Honestly even if Microsoft were trustworthy this is too much power for anyone. I actually like the recall feature but it would require a fully open source code to trust.

[–] Spotlight7573@lemmy.world 22 points 2 months ago (1 children)

I feel like even if it was open-source, it would still be too big of a target for malware and data exfiltration to ever be justified for most people.

[–] Lostbuddy@lemmy.dbzer0.com 16 points 2 months ago* (last edited 2 months ago)

It's a national security risk https://www.helpnetsecurity.com/2024/06/05/totalrecall-windows-recall-abuse/)

"During testing this with an off the shelf infostealer, I used Microsoft Defender for Endpoint — which detected the off the shelve infostealer — but by the time the automated remediation kicked in (which took over ten minutes) my Recall data was already long gone.”

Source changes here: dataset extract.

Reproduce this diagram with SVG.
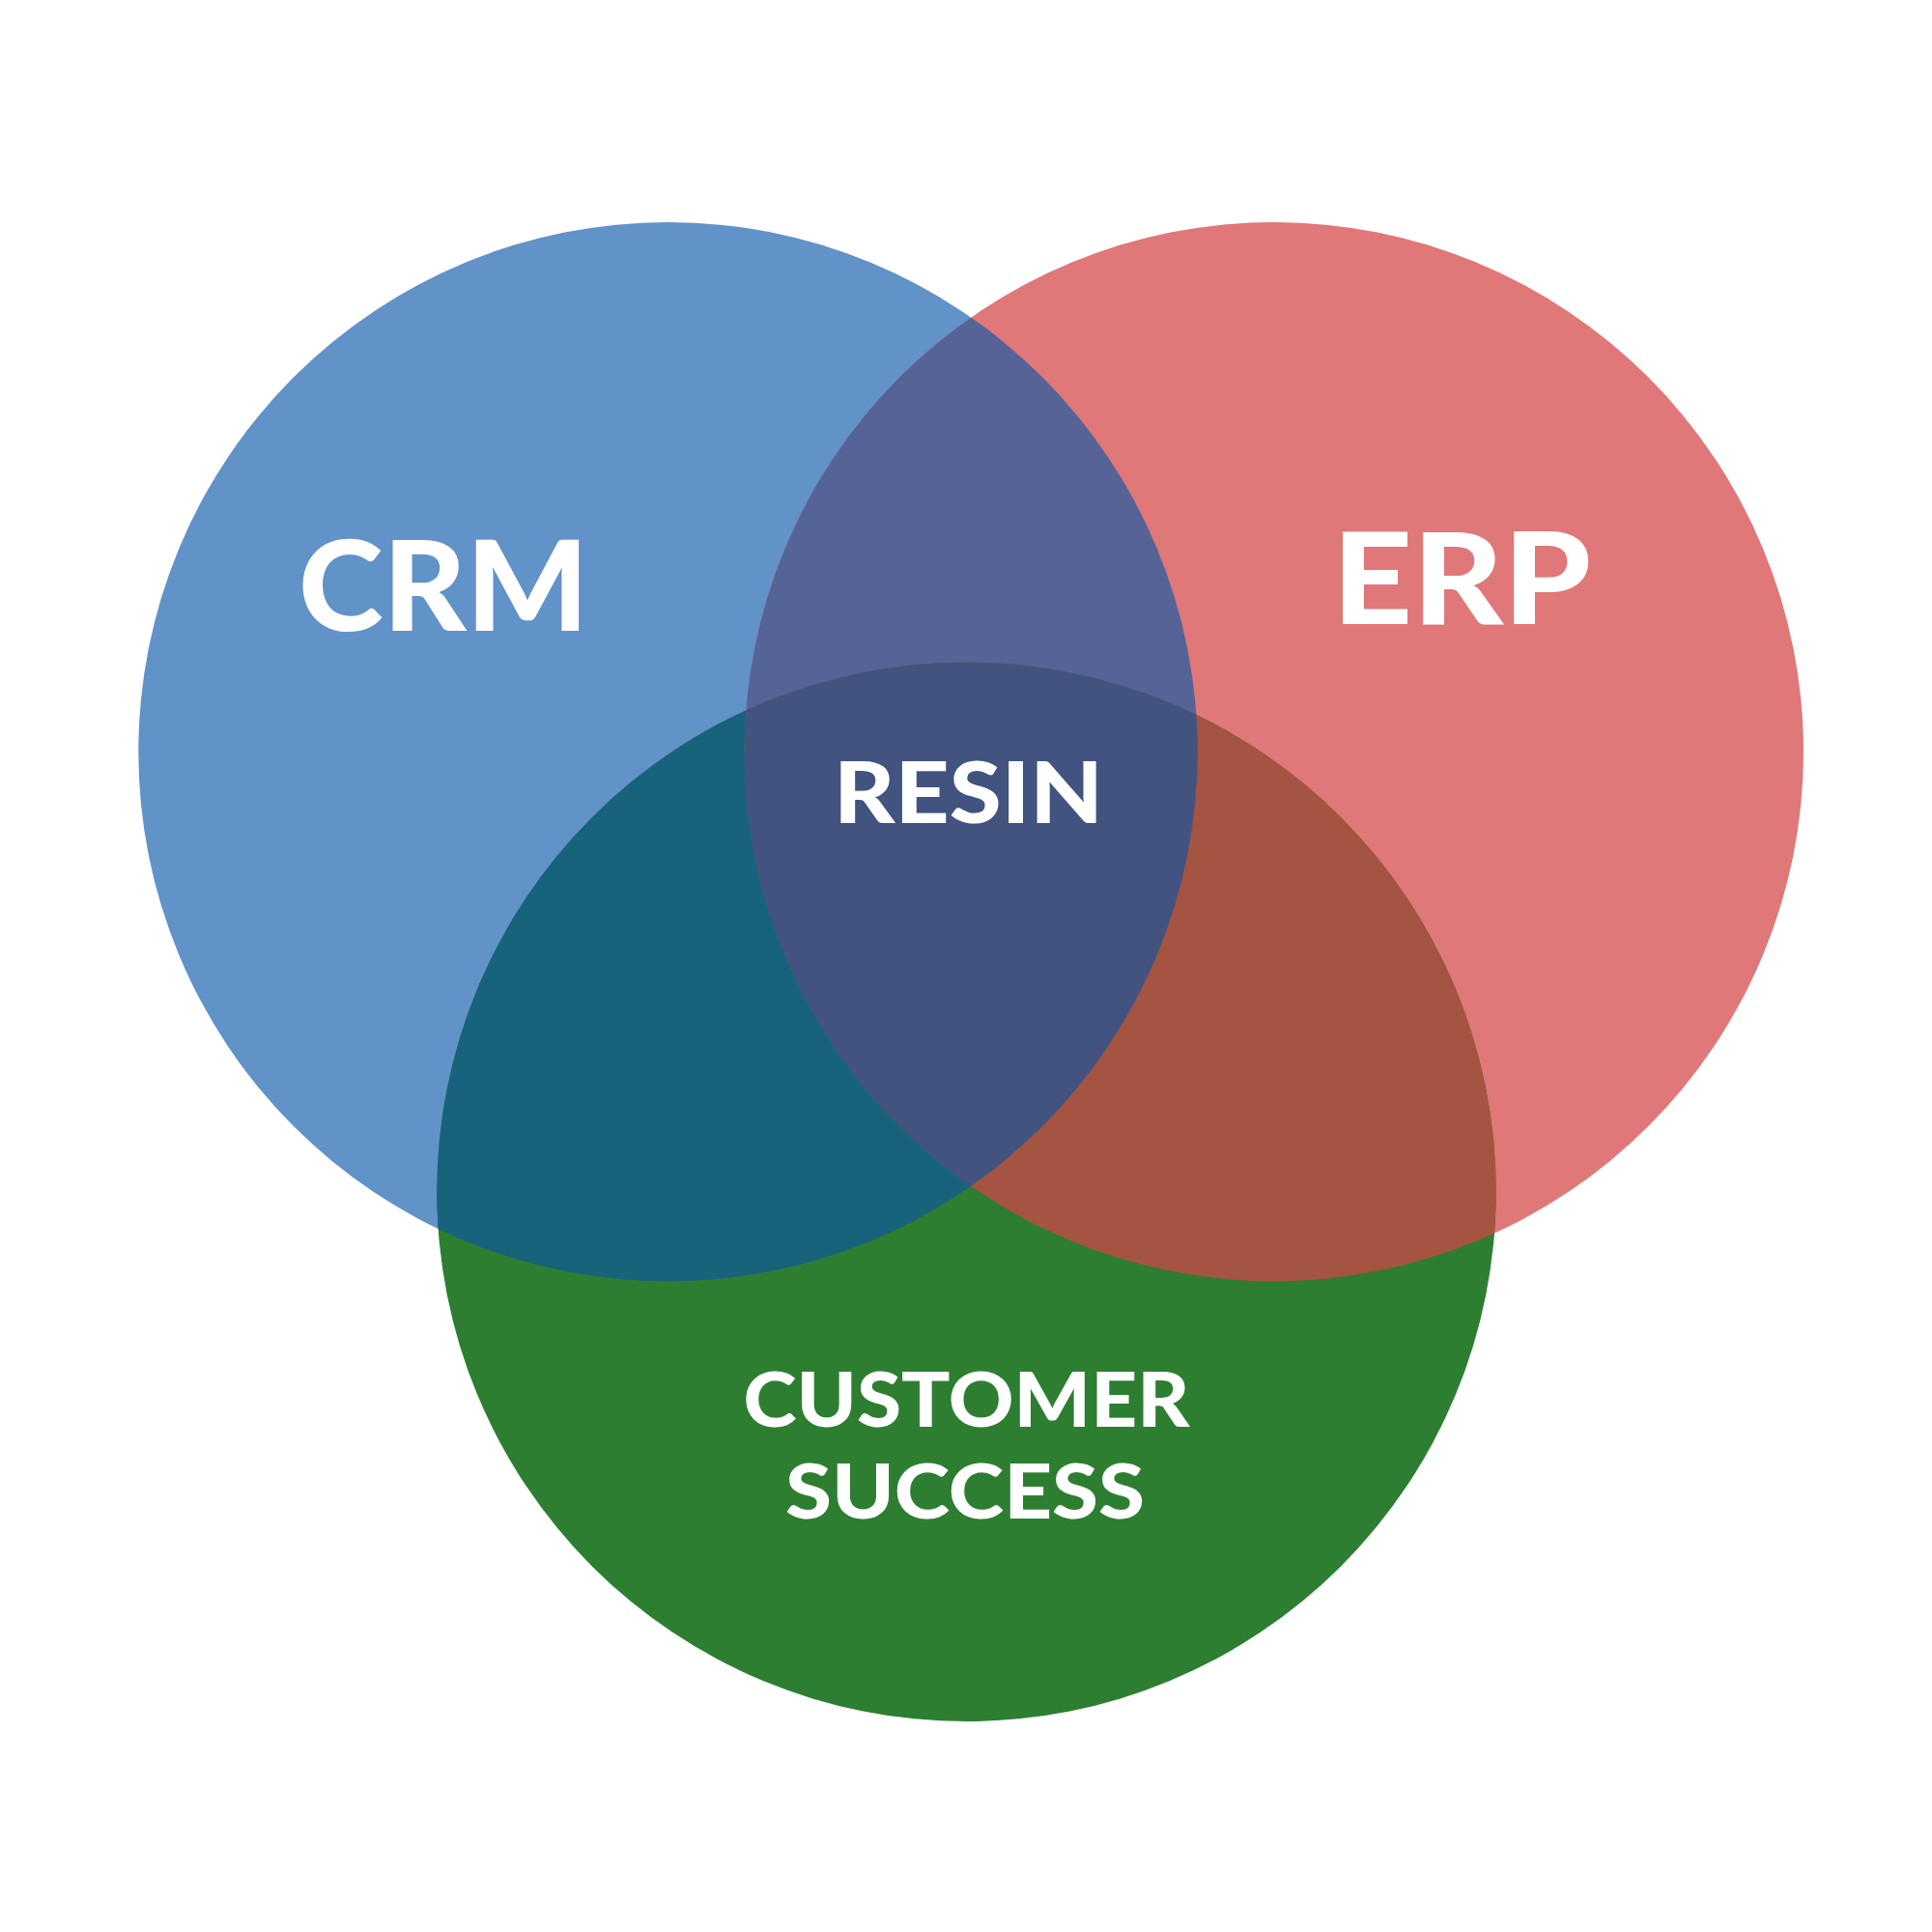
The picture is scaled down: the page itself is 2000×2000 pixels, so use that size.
<svg xmlns="http://www.w3.org/2000/svg" width="2000" height="2000" viewBox="0 0 2000 2000">
<style>
.lbl{font-family:Lato,"Liberation Sans",sans-serif;font-weight:900;fill:#ffffff}
</style>
<defs>
<clipPath id="cCRM"><circle cx="691.5" cy="778.2" r="548.2"/></clipPath>
<clipPath id="cERP"><circle cx="1318.8" cy="778.2" r="548.2"/></clipPath>
<clipPath id="cCS"><circle cx="1000.5" cy="1233.8" r="548.2"/></clipPath>
</defs>
<rect width="2000" height="2000" fill="#ffffff"/>
<g id="crm"><circle cx="691.5" cy="778.2" r="548.2" fill="#6192C8"/></g>
<g id="erp"><circle cx="1318.8" cy="778.2" r="548.2" fill="#E07778"/></g>
<g id="customer-success"><circle cx="1000.5" cy="1233.8" r="548.2" fill="#2D7E31"/></g>
<g id="overlaps">
<circle cx="1318.8" cy="778.2" r="548.2" fill="#556396" clip-path="url(#cCRM)"/>
<circle cx="1000.5" cy="1233.8" r="548.2" fill="#17637C" clip-path="url(#cCRM)"/>
<circle cx="1000.5" cy="1233.8" r="548.2" fill="#A45440" clip-path="url(#cERP)"/>
<g clip-path="url(#cCS)"><circle cx="1318.8" cy="778.2" r="548.2" fill="#425380" clip-path="url(#cCRM)"/></g>
</g>
<g id="connectors"></g>
<g id="labels">
<text class="lbl" x="309" y="652.5" font-size="129" textLength="300" lengthAdjust="spacingAndGlyphs">CRM</text>
<text class="lbl" x="1379" y="645.5" font-size="131" textLength="268" lengthAdjust="spacingAndGlyphs">ERP</text>
<text class="lbl" x="863" y="851.5" font-size="88" textLength="279" lengthAdjust="spacingAndGlyphs">RESIN</text>
<text class="lbl" x="769.5" y="1477.3" font-size="77.5" textLength="462" lengthAdjust="spacingAndGlyphs">CUSTOMER</text>
<text class="lbl" x="813" y="1571.5" font-size="77.5" textLength="372" lengthAdjust="spacingAndGlyphs">SUCCESS</text>
</g>
</svg>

[–] EngineerGaming@feddit.nl 10 points 2 months ago

Even with a fully open-source implementation, that thing tells on you more than normal system logs. I like it being called "privacy bomb" - waiting to give extra data to whoever gets into the computer.

[–] lemmyvore@feddit.nl 5 points 2 months ago

this is too much power for anyone

Unfortunately by the time a service does this they've already got you by the balls and they know it. This is essentially Microsoft telling the world "what are you gonna do, not use Windows?" Because for most of the world that's not really an option.